Infelizmente, vim ao mundo sem fé.
Digo infelizmente porque eu realmente invejo aqueles que acreditam na transcendência. Em qualquer transcendência: um Deus com “d” maiúsculo, uma energia que organiza o universo, um panteão de entidades, ou até mesmo a dança das constelações.
Fico ressentido de ter escolhido a astronomia em detrimento da astrologia. Algumas letras que fazem toda a diferença.
E esta minha descrença toda não é por falta de antecedentes. Meu pai, como toda a família dele, era católico. Minha mãe é espírita, assim como a minha avó materna foi. Aliás, esta minha avó era uma médium que escrevia, que transcrevia, na verdade, as mensagens enviadas pelos espíritos.
Em um momento delicado da minha vida, há muitos anos, ela – seu nome era Adélia – psicografou (espero ter acertado o termo, caro leitor) uma mensagem supostamente enviada pelo meu avô, seu falecido marido, que não cheguei a conhecer. Nesta carta, havia várias vezes menção à palavra “coragem”. Que eu precisava ser corajoso, que para enfrentar o que eu estava enfrentando era preciso coragem…
Ainda que um ateu convicto, não achei esta mensagem sem sentido. Não consegui acreditar que eram palavras do meu avô, mas entendi que poderia tomar este escrito como um conselho da minha vó para mim. Afinal, foi ela que escreveu aquelas palavras, foi a mão dela que segurou a caneta.
Desde então, coragem é uma palavra que me acompanha, tatuada em alguma parte de mim. Quando estou em dúvida sobre o que fazer, me pergunto qual seria a decisão mais corajosa. Até porque, boa parte das vezes, o que nos falta não é clareza sobre o rumo a tomar, mas a coragem mesmo de seguir por este caminho. Bem-aventurados os crentes, que se supõem acompanhados por estas veredas do insondável.
Muito se fala de uma citação, que talvez nem seja dele, em que Freud teria dito o quanto são corajosos aqueles que se sentem amados. Sendo essa frase de Freud ou não – teria sido psicografada, talvez? -, ela me faz muito sentido. Quando nos sabemos amados, fica mais fácil ser corajoso. É uma espécie de fé, na verdade: quando alguém nos ama, alguém também acredita na gente.
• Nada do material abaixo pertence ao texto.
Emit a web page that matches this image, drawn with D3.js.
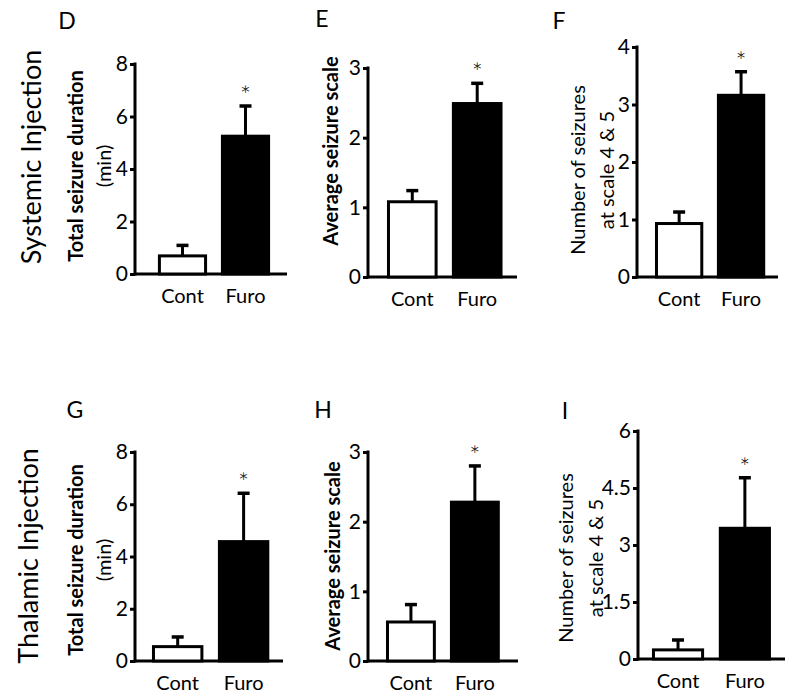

O amor do outro zela por nós como uma entidade pagã.
Quando temos certeza de sermos amados, também nos causa menos conflito tomarmos decisões, pois temos a garantia de que, caso tudo der errado, ainda teremos um lugar para voltar.
Mesmo assim, estamos falando de coragem. Ainda que tenhamos uma certeza íntima do amor por nós, é impossível não termos que nos haver com um certo receio: quanto podemos ser diferentes, quanto podemos decepcionar quem nos ama e, mesmo assim, sermos acolhidos? Esta é uma questão que fica de fundo para todo filho com relação aos seus pais: quanto se pode cair longe da árvore, mas ainda se reconhecer como fruto dela?
Mas até aqui estamos falando de uma coragem um tanto confortável, que vai no fluxo do amor de que já temos segurança. Quero também falar de outra forma de ser corajoso, uma coragem radical.
Porque também há momentos na vida em que o nosso desejo íntimo não condiz com o que é esperado de nós pelos nossos pais, amigos ou pela própria sociedade. Aí a coisa fica bem mais complexa. É um salto que fazemos sem termos a certeza de que o outro lado será acolhedor. Ironicamente, é um salto de fé.
São decisões de vida que vão no contrafluxo, em que o próprio amor dos outros por nós é ficha de aposta. Não necessariamente são decisões más, ou que ferem alguém, mas são atitudes que tensionam a imagem que os outros fazem de nós, um reflexo no qual nos sentíamos confortáveis. Por outro lado, são essas as decisões que marcam a trajetória de uma vida: abandonar uma carreira de prestígio, cortar laços de amizade antigos, mudar-se de cidade por querer estar junto de alguém…
Estas escolhas também costumam reorganizar o tabuleiro da vida, uma vez que todas as peças estão em seus lugares umas em referência às outras. Quando alguém de um grupo ou de uma família muda, o jogo muda junto. E nem sempre todos estão dispostos a sustentar estas alterações na dinâmica do jogo.
Uma decisão corajosa vai sempre implicar uma perda. Se ela for no fluxo, perde-se a certeza íntima do amor dos outros. Se for no contrafluxo, pode-se perder até mesmo este amor.
Ambas são saltos, mas a coragem radical não pode prescindir de um tanto de fé, nem que seja uma crença no próprio desejo.